Exercise instructions => Pictures stay out of the copy. Repeat exactly the lines from the first entry below through the line that contains "xticks = [0, 2, 4, 6, 8, 10]", and nothing beyond.

-- Start of Information given --

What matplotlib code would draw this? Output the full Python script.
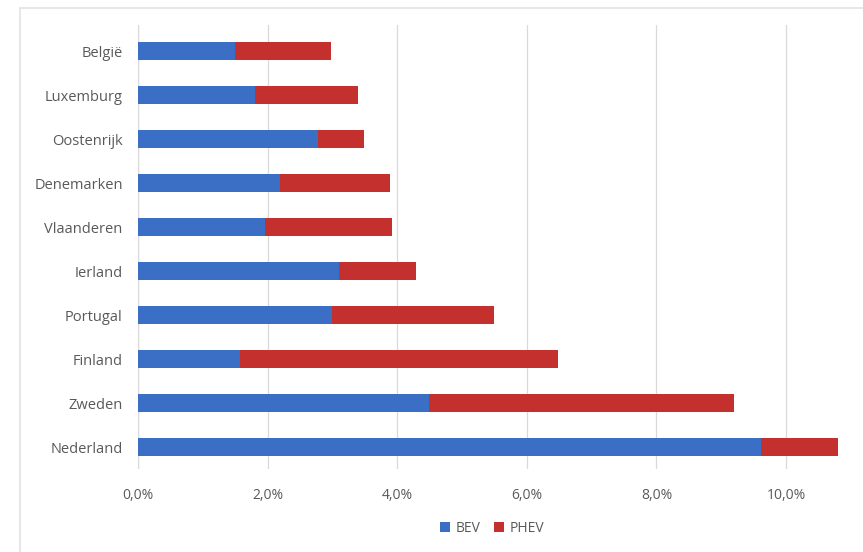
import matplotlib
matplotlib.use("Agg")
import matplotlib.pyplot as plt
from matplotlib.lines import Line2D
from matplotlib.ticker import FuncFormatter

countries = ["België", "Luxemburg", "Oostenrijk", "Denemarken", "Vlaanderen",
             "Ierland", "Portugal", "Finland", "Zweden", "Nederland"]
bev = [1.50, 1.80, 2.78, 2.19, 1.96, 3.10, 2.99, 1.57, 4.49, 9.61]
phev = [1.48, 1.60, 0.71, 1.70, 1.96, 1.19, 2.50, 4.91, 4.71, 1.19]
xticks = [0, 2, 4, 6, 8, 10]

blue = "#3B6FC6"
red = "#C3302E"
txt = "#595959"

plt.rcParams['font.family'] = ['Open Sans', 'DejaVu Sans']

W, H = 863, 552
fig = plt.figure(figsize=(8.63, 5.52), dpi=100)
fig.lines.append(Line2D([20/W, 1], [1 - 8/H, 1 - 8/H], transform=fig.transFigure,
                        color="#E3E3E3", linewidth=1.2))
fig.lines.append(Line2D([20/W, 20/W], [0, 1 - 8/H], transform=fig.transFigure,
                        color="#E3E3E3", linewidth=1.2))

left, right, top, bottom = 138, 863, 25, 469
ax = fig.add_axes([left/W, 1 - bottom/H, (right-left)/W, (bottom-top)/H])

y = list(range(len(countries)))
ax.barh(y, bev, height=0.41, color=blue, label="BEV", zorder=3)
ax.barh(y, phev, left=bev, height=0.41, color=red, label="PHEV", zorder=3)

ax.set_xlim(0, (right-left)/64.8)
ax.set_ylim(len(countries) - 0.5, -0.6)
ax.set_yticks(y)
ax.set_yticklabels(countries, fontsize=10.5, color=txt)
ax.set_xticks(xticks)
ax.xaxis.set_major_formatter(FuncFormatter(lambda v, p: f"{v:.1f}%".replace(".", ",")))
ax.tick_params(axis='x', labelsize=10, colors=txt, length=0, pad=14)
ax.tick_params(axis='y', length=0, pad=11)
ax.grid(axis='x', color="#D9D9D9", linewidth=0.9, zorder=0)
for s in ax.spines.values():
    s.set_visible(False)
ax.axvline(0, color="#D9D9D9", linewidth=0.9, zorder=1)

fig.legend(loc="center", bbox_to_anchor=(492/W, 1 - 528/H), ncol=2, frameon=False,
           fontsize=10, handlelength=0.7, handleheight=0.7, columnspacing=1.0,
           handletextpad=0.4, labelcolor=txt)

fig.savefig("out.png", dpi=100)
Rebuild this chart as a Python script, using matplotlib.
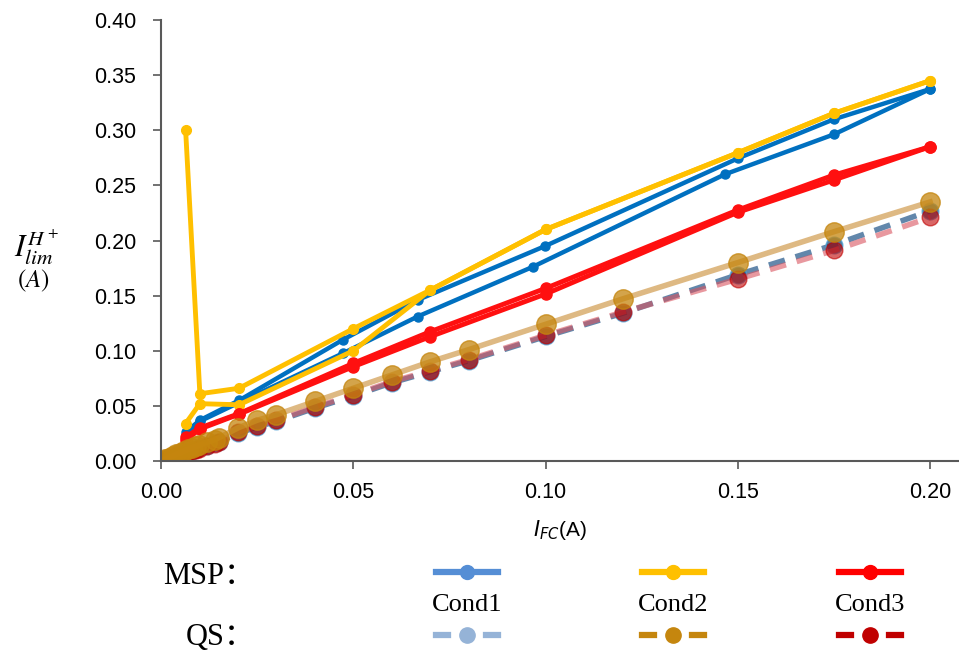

-- End of Information given --

Expected output =>
What matplotlib code would draw this? Output the full Python script.
import matplotlib
matplotlib.use("Agg")
import matplotlib.pyplot as plt
from matplotlib.lines import Line2D
from matplotlib.ticker import FuncFormatter

countries = ["België", "Luxemburg", "Oostenrijk", "Denemarken", "Vlaanderen",
             "Ierland", "Portugal", "Finland", "Zweden", "Nederland"]
bev = [1.50, 1.80, 2.78, 2.19, 1.96, 3.10, 2.99, 1.57, 4.49, 9.61]
phev = [1.48, 1.60, 0.71, 1.70, 1.96, 1.19, 2.50, 4.91, 4.71, 1.19]
xticks = [0, 2, 4, 6, 8, 10]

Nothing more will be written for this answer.